■ Problem statement ■
Each entry below must be repeated exactly, with pictures left out.

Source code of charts
================================

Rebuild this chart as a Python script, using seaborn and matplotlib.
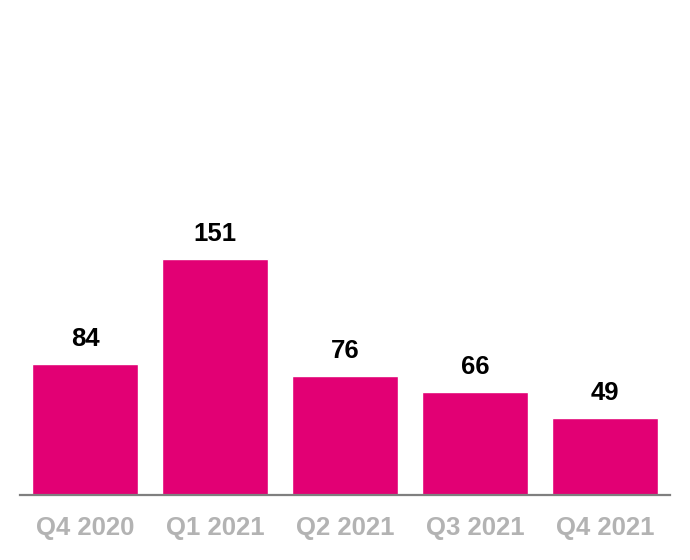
import matplotlib
matplotlib.use("Agg")
import matplotlib.pyplot as plt
import seaborn as sns
import pandas as pd

quarters = ["Q4 2020", "Q1 2021", "Q2 2021", "Q3 2021", "Q4 2021"]
values = [84, 151, 76, 66, 49]

sns.set_style("white")
plt.rcParams["font.family"] = ["Liberation Sans", "DejaVu Sans"]

df = pd.DataFrame({"quarter": quarters, "value": values})

fig = plt.figure(figsize=(6.9, 5.6), dpi=100)
ax = fig.add_axes([20/690, (560-495)/560, 650/690, 485/560])
sns.barplot(data=df, x="quarter", y="value", color="#E20074", saturation=1,
            width=0.815, ax=ax)

ax.set_xlim(-0.5, 4.5)
ax.set_ylim(0, 485/1.565)
for i, v in enumerate(values):
    ax.annotate(str(v), (i, v), xytext=(0, 13), textcoords="offset pixels",
                ha="center", va="bottom", fontsize=18.5, fontweight="bold",
                color="black")

for s in ["top", "right", "left"]:
    ax.spines[s].set_visible(False)
ax.spines["bottom"].set_color("#7f7f7f")
ax.spines["bottom"].set_linewidth(1.6)
ax.set_yticks([])
ax.set_xlabel("")
ax.set_ylabel("")
ax.tick_params(axis="x", length=0, pad=15, labelsize=18.5, labelcolor="#b3b3b3")
for lbl in ax.get_xticklabels():
    lbl.set_fontweight("bold")

fig.savefig("out.png", dpi=100)
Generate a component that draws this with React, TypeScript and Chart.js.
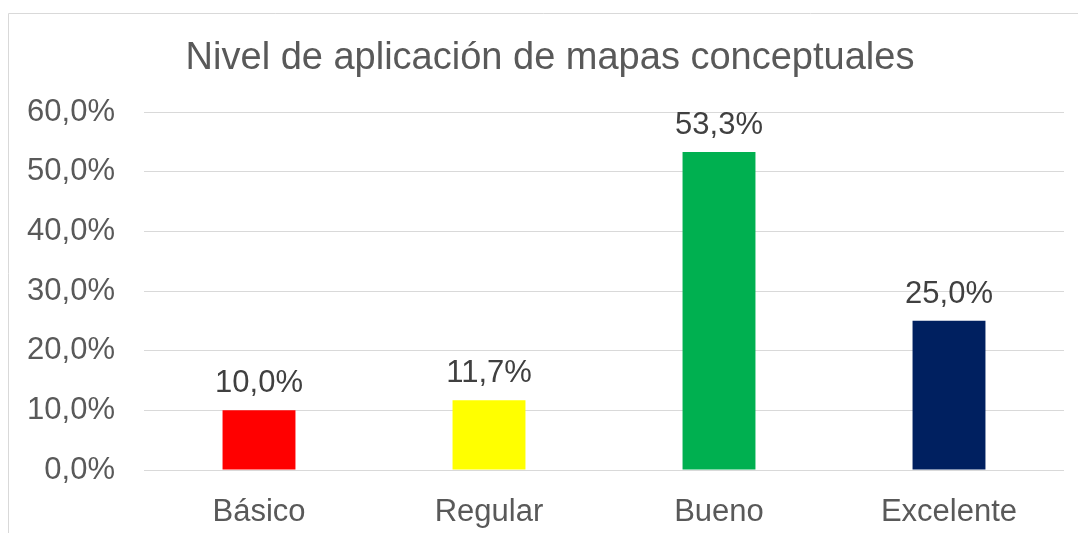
import React, { useEffect, useRef } from "react";
import { Chart, registerables } from "chart.js";

Chart.register(...registerables);

const TITLE = "Nivel de aplicación de mapas conceptuales";
const categories = ["Básico", "Regular", "Bueno", "Excelente"];
const values = [10.0, 11.7, 53.3, 25.0];
const barColors = ["#FF0000", "#FFFF00", "#00B050", "#002060"];
const yTicksMin = 0;
const yTicksMax = 60;
const yTicksStep = 10;

const FONT = "'Liberation Sans', Arial, sans-serif";
const fmt = (v: number) => v.toFixed(1).replace(".", ",") + "%";

const framePlugin = {
  id: "frameAndTitle",
  beforeDraw(chart: any) {
    const ctx = chart.ctx;
    ctx.save();
    ctx.strokeStyle = "#D9D9D9";
    ctx.lineWidth = 1;
    ctx.beginPath();
    ctx.moveTo(8.5, 533);
    ctx.lineTo(8.5, 13.5);
    ctx.lineTo(1078, 13.5);
    ctx.stroke();
    ctx.fillStyle = "#595959";
    ctx.font = `38px ${FONT}`;
    ctx.textAlign = "center";
    ctx.textBaseline = "alphabetic";
    ctx.fillText(TITLE, 550, 69);
    ctx.restore();
  },
};

const dataLabelPlugin = {
  id: "dataLabels",
  afterDatasetsDraw(chart: any) {
    const ctx = chart.ctx;
    const meta = chart.getDatasetMeta(0);
    ctx.save();
    ctx.fillStyle = "#404040";
    ctx.font = `31px ${FONT}`;
    ctx.textAlign = "center";
    ctx.textBaseline = "alphabetic";
    meta.data.forEach((el: any, i: number) => {
      ctx.fillText(fmt(values[i]), el.x, el.y - 18);
    });
    ctx.restore();
  },
};

export default function App() {
  const ref = useRef<HTMLCanvasElement | null>(null);

  useEffect(() => {
    if (!ref.current) return;
    const chart = new Chart(ref.current, {
      type: "bar",
      data: {
        labels: categories,
        datasets: [
          {
            data: values,
            backgroundColor: barColors,
            borderWidth: 0,
            categoryPercentage: 1,
            barPercentage: 0.317,
          },
        ],
      },
      options: {
        responsive: false,
        animation: false,
        layout: { padding: { left: 0, top: 112, right: 14, bottom: 0 } },
        plugins: {
          legend: { display: false },
          title: { display: false },
          tooltip: { enabled: false },
        },
        scales: {
          x: {
            grid: { display: false },
            border: { display: false },
            ticks: {
              color: "#595959",
              font: { family: FONT, size: 31 },
              padding: 16,
              maxRotation: 0,
            },
            afterFit: (s: any) => {
              s.height = 63;
            },
          },
          y: {
            min: yTicksMin,
            max: yTicksMax,
            grid: { color: "#D9D9D9", lineWidth: 1, drawTicks: false },
            border: { display: false },
            ticks: {
              stepSize: yTicksStep,
              color: "#595959",
              font: { family: FONT, size: 31 },
              padding: 29,
              callback: (v: any) => fmt(Number(v)),
            },
            afterFit: (s: any) => {
              s.width = 144;
            },
          },
        },
      },
      plugins: [framePlugin, dataLabelPlugin],
    });
    return () => chart.destroy();
  }, []);

  return (
    <div style={{ position: "absolute", left: 0, top: 0, width: 1078, height: 533, background: "#fff" }}>
      <canvas ref={ref} width={1078} height={533} style={{ display: "block" }} />
    </div>
  );
}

================================

■ Written solution ■
Rebuild this chart as a Python script, using seaborn and matplotlib.
import matplotlib
matplotlib.use("Agg")
import matplotlib.pyplot as plt
import seaborn as sns
import pandas as pd

quarters = ["Q4 2020", "Q1 2021", "Q2 2021", "Q3 2021", "Q4 2021"]
values = [84, 151, 76, 66, 49]

sns.set_style("white")
plt.rcParams["font.family"] = ["Liberation Sans", "DejaVu Sans"]

df = pd.DataFrame({"quarter": quarters, "value": values})

fig = plt.figure(figsize=(6.9, 5.6), dpi=100)
ax = fig.add_axes([20/690, (560-495)/560, 650/690, 485/560])
sns.barplot(data=df, x="quarter", y="value", color="#E20074", saturation=1,
            width=0.815, ax=ax)

ax.set_xlim(-0.5, 4.5)
ax.set_ylim(0, 485/1.565)
for i, v in enumerate(values):
    ax.annotate(str(v), (i, v), xytext=(0, 13), textcoords="offset pixels",
                ha="center", va="bottom", fontsize=18.5, fontweight="bold",
                color="black")

for s in ["top", "right", "left"]:
    ax.spines[s].set_visible(False)
ax.spines["bottom"].set_color("#7f7f7f")
ax.spines["bottom"].set_linewidth(1.6)
ax.set_yticks([])
ax.set_xlabel("")
ax.set_ylabel("")
ax.tick_params(axis="x", length=0, pad=15, labelsize=18.5, labelcolor="#b3b3b3")
for lbl in ax.get_xticklabels():
    lbl.set_fontweight("bold")

fig.savefig("out.png", dpi=100)
Generate a component that draws this with React, TypeScript and Chart.js.
import React, { useEffect, useRef } from "react";
import { Chart, registerables } from "chart.js";

Chart.register(...registerables);

const TITLE = "Nivel de aplicación de mapas conceptuales";
const categories = ["Básico", "Regular", "Bueno", "Excelente"];
const values = [10.0, 11.7, 53.3, 25.0];
const barColors = ["#FF0000", "#FFFF00", "#00B050", "#002060"];
const yTicksMin = 0;
const yTicksMax = 60;
const yTicksStep = 10;

const FONT = "'Liberation Sans', Arial, sans-serif";
const fmt = (v: number) => v.toFixed(1).replace(".", ",") + "%";

const framePlugin = {
  id: "frameAndTitle",
  beforeDraw(chart: any) {
    const ctx = chart.ctx;
    ctx.save();
    ctx.strokeStyle = "#D9D9D9";
    ctx.lineWidth = 1;
    ctx.beginPath();
    ctx.moveTo(8.5, 533);
    ctx.lineTo(8.5, 13.5);
    ctx.lineTo(1078, 13.5);
    ctx.stroke();
    ctx.fillStyle = "#595959";
    ctx.font = `38px ${FONT}`;
    ctx.textAlign = "center";
    ctx.textBaseline = "alphabetic";
    ctx.fillText(TITLE, 550, 69);
    ctx.restore();
  },
};

const dataLabelPlugin = {
  id: "dataLabels",
  afterDatasetsDraw(chart: any) {
    const ctx = chart.ctx;
    const meta = chart.getDatasetMeta(0);
    ctx.save();
    ctx.fillStyle = "#404040";
    ctx.font = `31px ${FONT}`;
    ctx.textAlign = "center";
    ctx.textBaseline = "alphabetic";
    meta.data.forEach((el: any, i: number) => {
      ctx.fillText(fmt(values[i]), el.x, el.y - 18);
    });
    ctx.restore();
  },
};

export default function App() {
  const ref = useRef<HTMLCanvasElement | null>(null);

  useEffect(() => {
    if (!ref.current) return;
    const chart = new Chart(ref.current, {
      type: "bar",
      data: {
        labels: categories,
        datasets: [
          {
            data: values,
            backgroundColor: barColors,
            borderWidth: 0,
            categoryPercentage: 1,
            barPercentage: 0.317,
          },
        ],
      },
      options: {
        responsive: false,
        animation: false,
        layout: { padding: { left: 0, top: 112, right: 14, bottom: 0 } },
        plugins: {
          legend: { display: false },
          title: { display: false },
          tooltip: { enabled: false },
        },
        scales: {
          x: {
            grid: { display: false },
            border: { display: false },
            ticks: {
              color: "#595959",
              font: { family: FONT, size: 31 },
              padding: 16,
              maxRotation: 0,
            },
            afterFit: (s: any) => {
              s.height = 63;
            },
          },
          y: {
            min: yTicksMin,
            max: yTicksMax,
            grid: { color: "#D9D9D9", lineWidth: 1, drawTicks: false },
            border: { display: false },
            ticks: {
              stepSize: yTicksStep,
              color: "#595959",
              font: { family: FONT, size: 31 },
              padding: 29,
              callback: (v: any) => fmt(Number(v)),
            },
            afterFit: (s: any) => {
              s.width = 144;
            },
          },
        },
      },
      plugins: [framePlugin, dataLabelPlugin],
    });
    return () => chart.destroy();
  }, []);

  return (
    <div style={{ position: "absolute", left: 0, top: 0, width: 1078, height: 533, background: "#fff" }}>
      <canvas ref={ref} width={1078} height={533} style={{ display: "block" }} />
    </div>
  );
}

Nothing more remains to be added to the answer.